Saturday, April 28, 2012

François Hollande

François Gérard Georges Hollande (born 12 August 1954) is a French politician who was the First Secretary of the French Socialist Party from 1997 to 2008. He has also been a Deputy of the National Assembly of France for Corrèze's 1st Constituency since 1997, and previously represented that seat from 1988 to 1993. He was the Mayor of Tulle from 2001 to 2008, and has been the President of the General Council of Corrèze since 2008.

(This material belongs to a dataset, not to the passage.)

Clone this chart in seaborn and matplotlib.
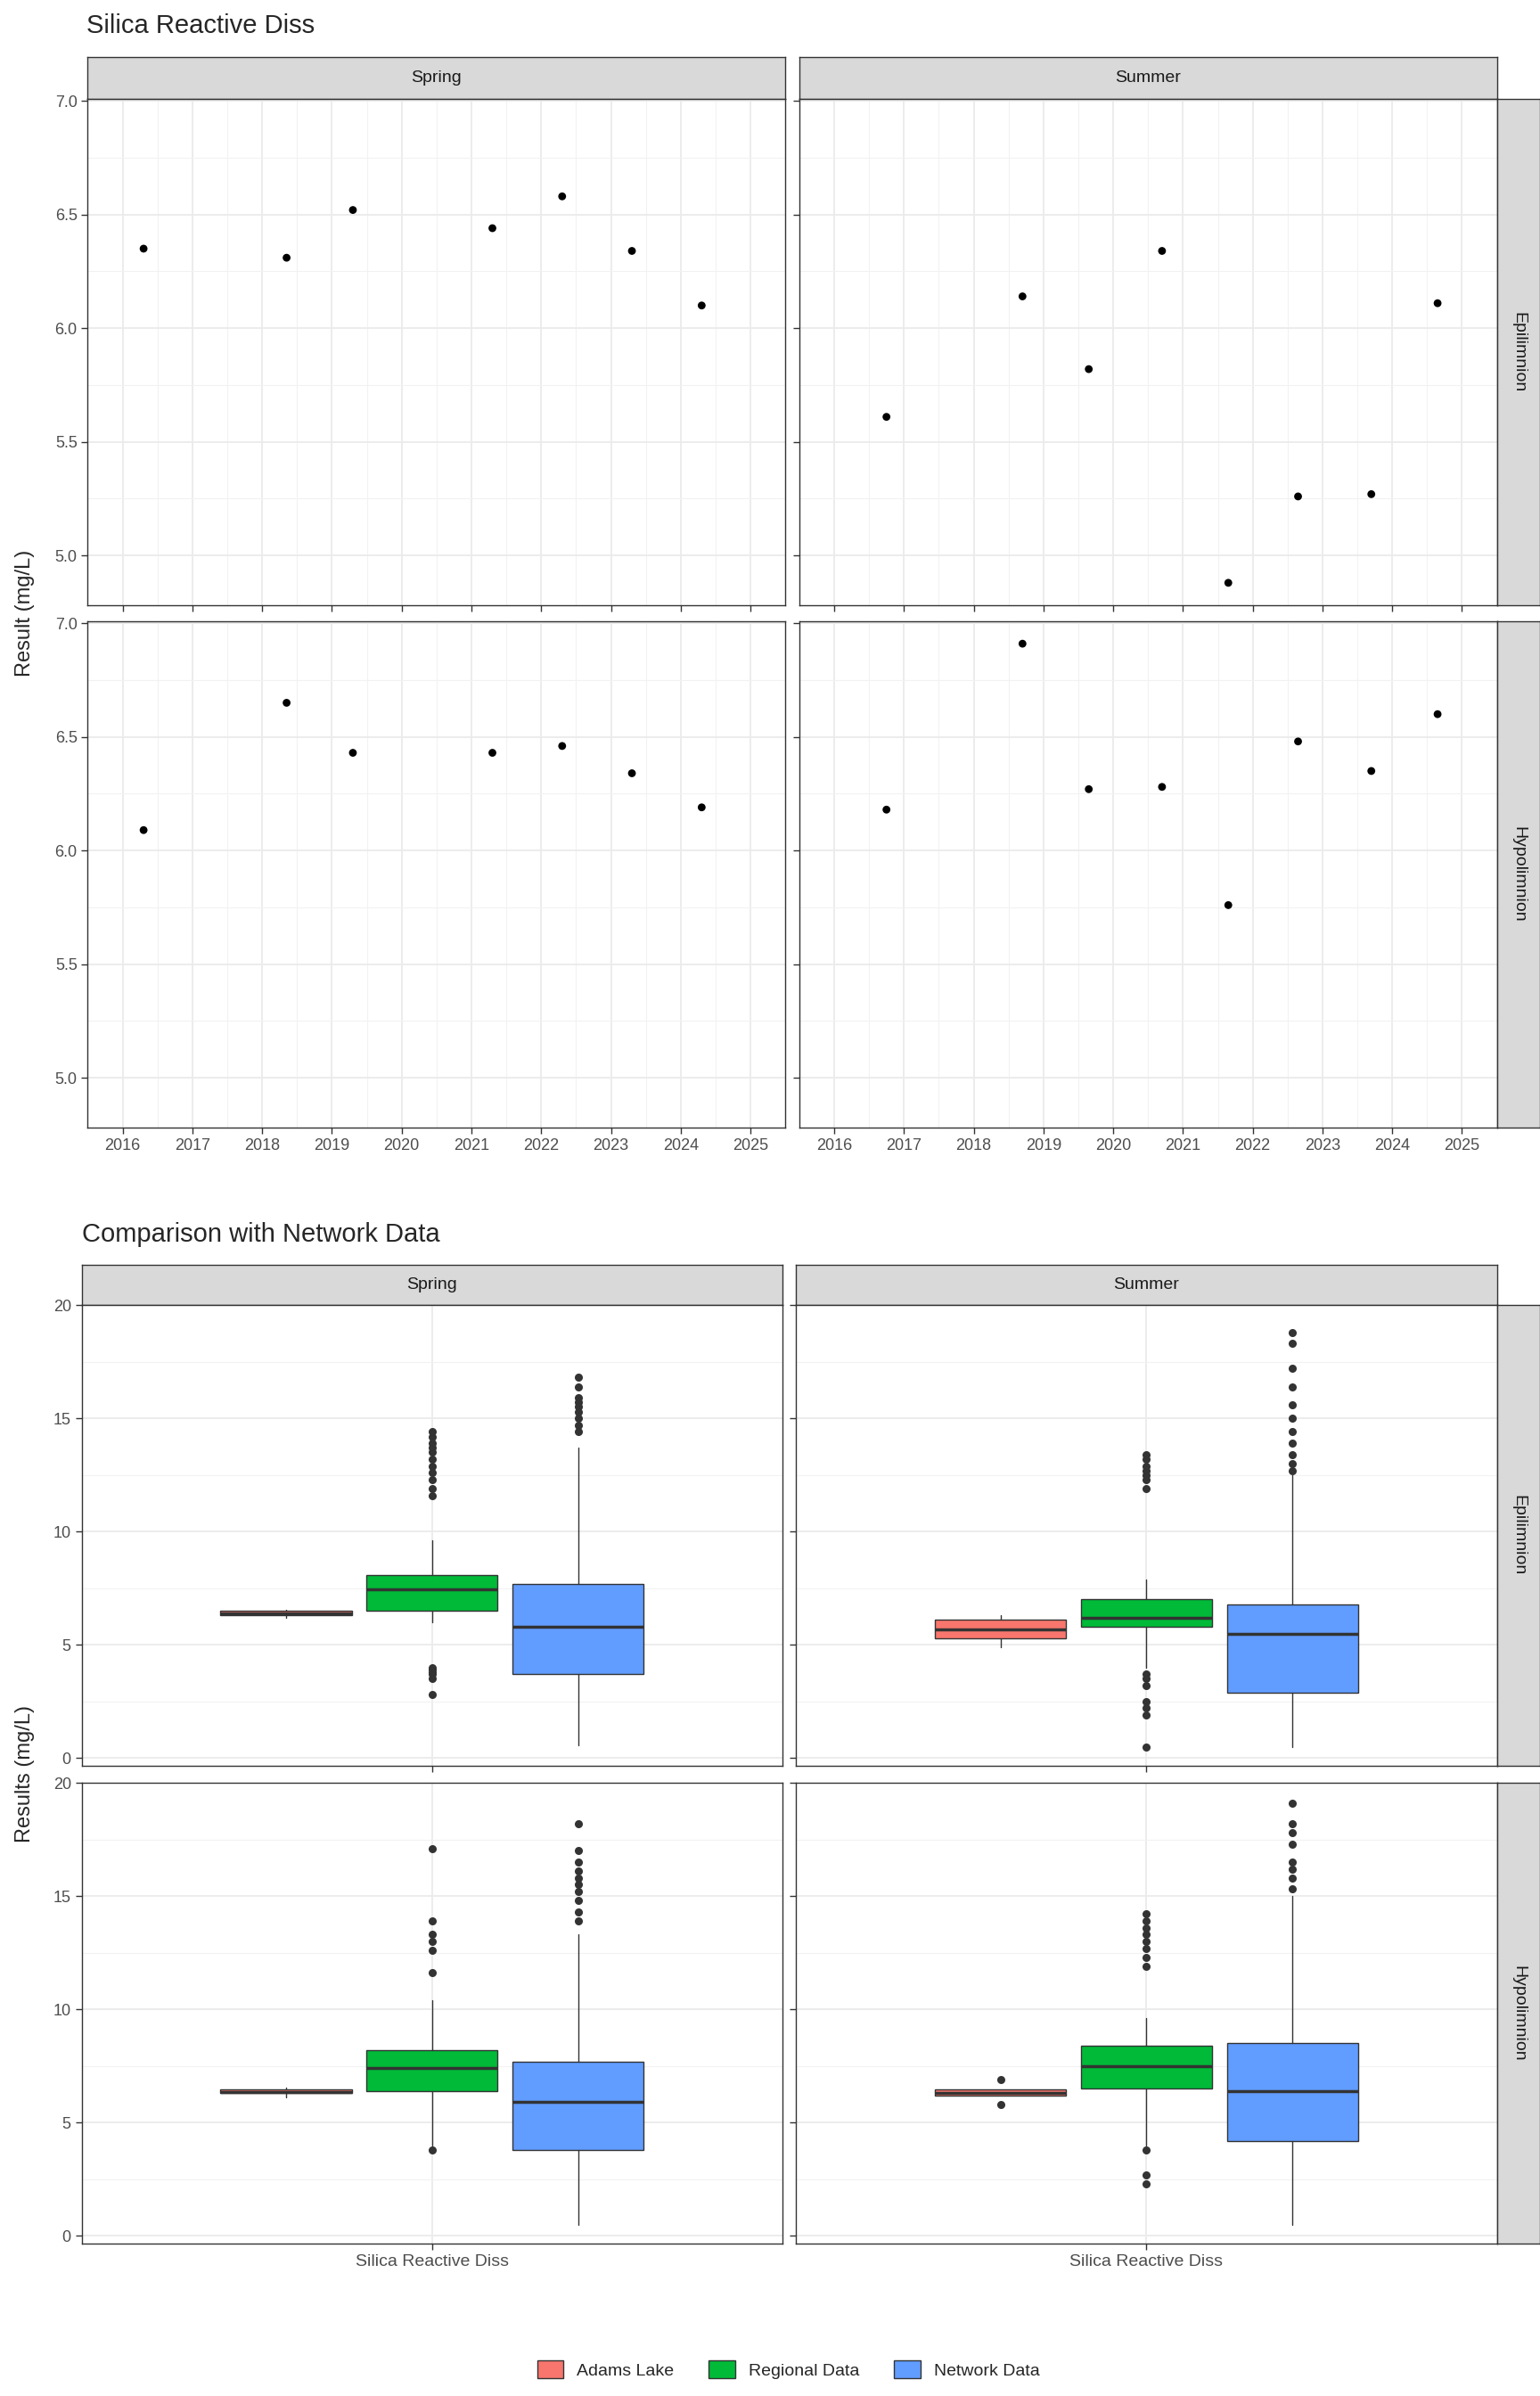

On 16 October 2011, Hollande was nominated to be the Socialist and Left Radical Party candidate in the 2012 presidential election. His main opponent is President Nicolas Sarkozy.

Early Life and Background
Hollande was born in Rouen, Seine-Maritime, Upper Normandy to a middle-class family. His mother, Nicole Frédérique Marguerite Tribert, was a social worker (1927-2009), and his father, Georges Gustave Hollande, an ear, nose, and throat doctor, who "had once run for the extreme right in local politics". The surname "Hollande" is "believed to come from Calvinist ancestors who escaped the Netherlands in the 16th century and took the name of their old country."

Education
He attended Saint Jean-Baptiste de La Salle boarding school, then HEC Paris, École nationale d'administration, and the Institut d'Etudes Politiques de Paris. He graduated from ENA in 1980. He lived in the United States in the summer of 1974 while he was a university student. Immediately after graduating, he was employed to work as a councillor in the Court of Audit.

Political career
After volunteering to work for François Mitterrand's ultimately unsuccessful campaign in the 1974 presidential election when he was a student, Hollande joined the Socialist Party five years later. He was quickly spotted by Jacques Attali, a senior adviser to Mitterrand, who arranged for Hollande to stand for election to the French National Assembly in 1981 in Corrèze against future President Jacques Chirac, who was then the Leader of the Rally for the Republic, a Neo-Gaullist party. Hollande lost to Chirac in the first round, although he would go on to become a Special Adviser to the newly-elected President Mitterrand, before serving as a staffer for Max Gallo, the government's spokesman. After becoming a Municipal Councillor for Ussel in 1983, he contested Corrèze for a second time in 1988, this time being elected to the National Assembly. Hollande lost his bid for re-election to the National Assembly in the so-called "blue wave" of the 1993 election, described as such due to the amount of seats gained by the Right at the expense of the Socialist Party.

Personal Life
For over thirty years, his partner was fellow Socialist politician Ségolène Royal, with whom he has four children – Thomas (1984), Clémence (1985), Julien (1987) and Flora (1992). In June 2007, just a month after Royal's defeat in the French presidential election of 2007, the couple announced that they were separating.

A few months after his split from Ségolène Royal was announced, a French website published details of a relationship between Hollande and French journalist Valérie Trierweiler. This was controversial as some considered this to be a breach of France's strict stance on politicians' personal privacy. In November 2007, Valérie Trierweiler confirmed and openly discussed her relationship with Hollande in an interview with French weekly Télé 7 Jours.